Tail Recursion Explained with a Simple JavaScript Example
June 12, 2020
A recursive function is one that calls itself until it satisfies a base case, which is a conditional statement used to break the recursion. A function has a tail call when its final instruction is to call another function and do nothing else. Combining these two concepts, we get tail recursion, the algorithmic technique where the calling function’s last operation is to make a recursive tail call. The use of tail recursion has important implications for the call stack.
When we step into a new function, we add a frame to the call stack. This frame is what keeps track of the context of that function, like local variables. When the function completes, its frame is popped off the top of the stack. When a function calls another function which calls another, the frames begin to accumulate on top of one another in the stack until the final function evaluates and all the frames are popped off in reverse order.
You can imagine that the call stack could start getting pretty large for a recursive function. However, most modern compilers implement something called tail call elimination. This optimization allows them to identify tail calls, and pop the calling function’s frame from the stack before adding a frame for the next function call, because it is smart enough to know that it no longer has any use for the calling function. The result is a much smaller stack.
We can illustrate this concept with a common interview whiteboarding question:
Write a function that accepts a positive integer as an argument and returns the factorial of that number.
One of the simplest solutions involves a non-recursive for
loop:
// for loop solution
function factorial(num) {
let result = 1;
for (let i = 1; i <= num; i++) {
result *= i;
}
return result;
}
This for
loop counts up to the inputted number, multiplying the result
by the current number on each iteration. Upon completing the loop, it then returns the result
. This solution works, and runs in constant stack space, but sometimes interviewers will specify that you must use recursion.
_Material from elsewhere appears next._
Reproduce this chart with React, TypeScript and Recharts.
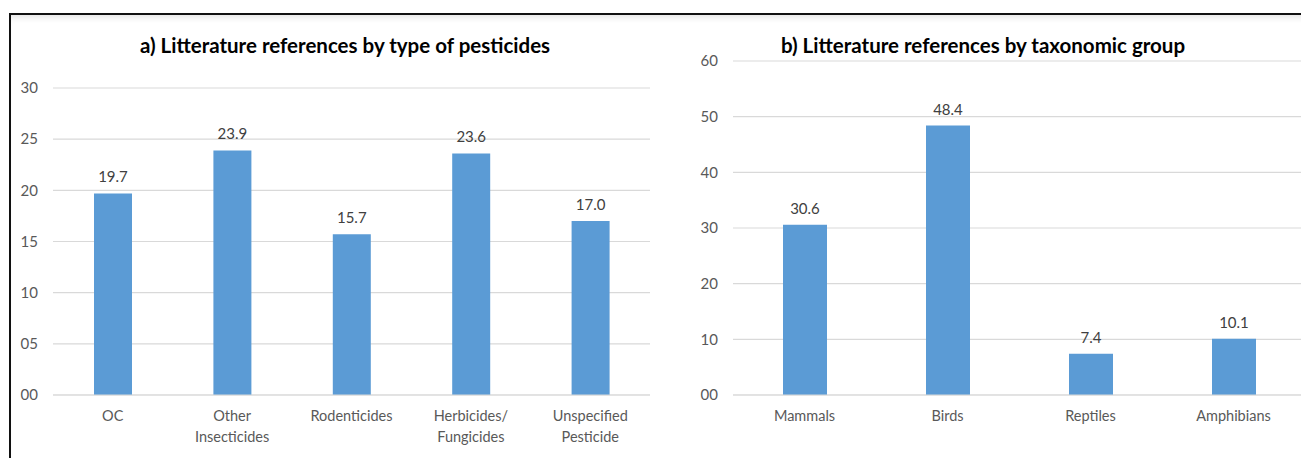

Here’s a solution that uses recursion:
// non-tail recursive solution
function factorial(num) {
if (num === 1) {
return 1;
}
return num * factorial(num - 1); // <-- not a tail call
}
Notice that the last statement is not just returning a function, but operating on it as well. Because of that, we have to keep track of the context of the current function’s stack frame for each iteration. We can visualize it like this:
factorial(8)
(8 * factorial(7))
(8 * (7 * factorial(6)))
(8 * (7 * (6 * factorial(5))))
(8 * (7 * (6 * (5 * factorial(4)))))
(8 * (7 * (6 * (5 * (4 * factorial(3))))))
(8 * (7 * (6 * (5 * (4 * (3 * factorial(2)))))))
(8 * (7 * (6 * (5 * (4 * (3 * (2 * factorial(1))))))))
(8 * (7 * (6 * (5 * (4 * (3 * (2 * 1)))))))
(8 * (7 * (6 * (5 * (4 * (3 * 2))))))
(8 * (7 * (6 * (5 * (4 * 6)))))
(8 * (7 * (6 * (5 * 24))))
(8 * (7 * (6 * 120)))
(8 * (7 * 720))
(8 * 5040)
--> 40320
The space complexity in this case is O(n) — the larger the input, the more stack space required to evaluate the final result. That’s worse than the for
loop above and could quickly cause a stack overflow.
With tail recursion, you can avoid this by simply returning a recursive call and passing the accumulator into it as an argument:
// tail recursive solution
function factorial(num, acc = 1) {
if (num === 1) {
return acc;
}
return factorial(num - 1, acc * num); // <-- tail call
}
We can visualize it like this:
factorial(8)
factorial(7, 8)
factorial(6, 56)
factorial(5, 336)
factorial(4, 1680)
factorial(3, 6720)
factorial(2, 20160)
factorial(1, 40320)
--> 40320
Notice the lack of nesting here compared to the non-tail recursive example. Because this implementation takes advantage of tail call optimization, it uses constant stack space, so we’ve improved the space complexity from O(n) to O(1), and steered ourselves clear of any potential stack overflow issues.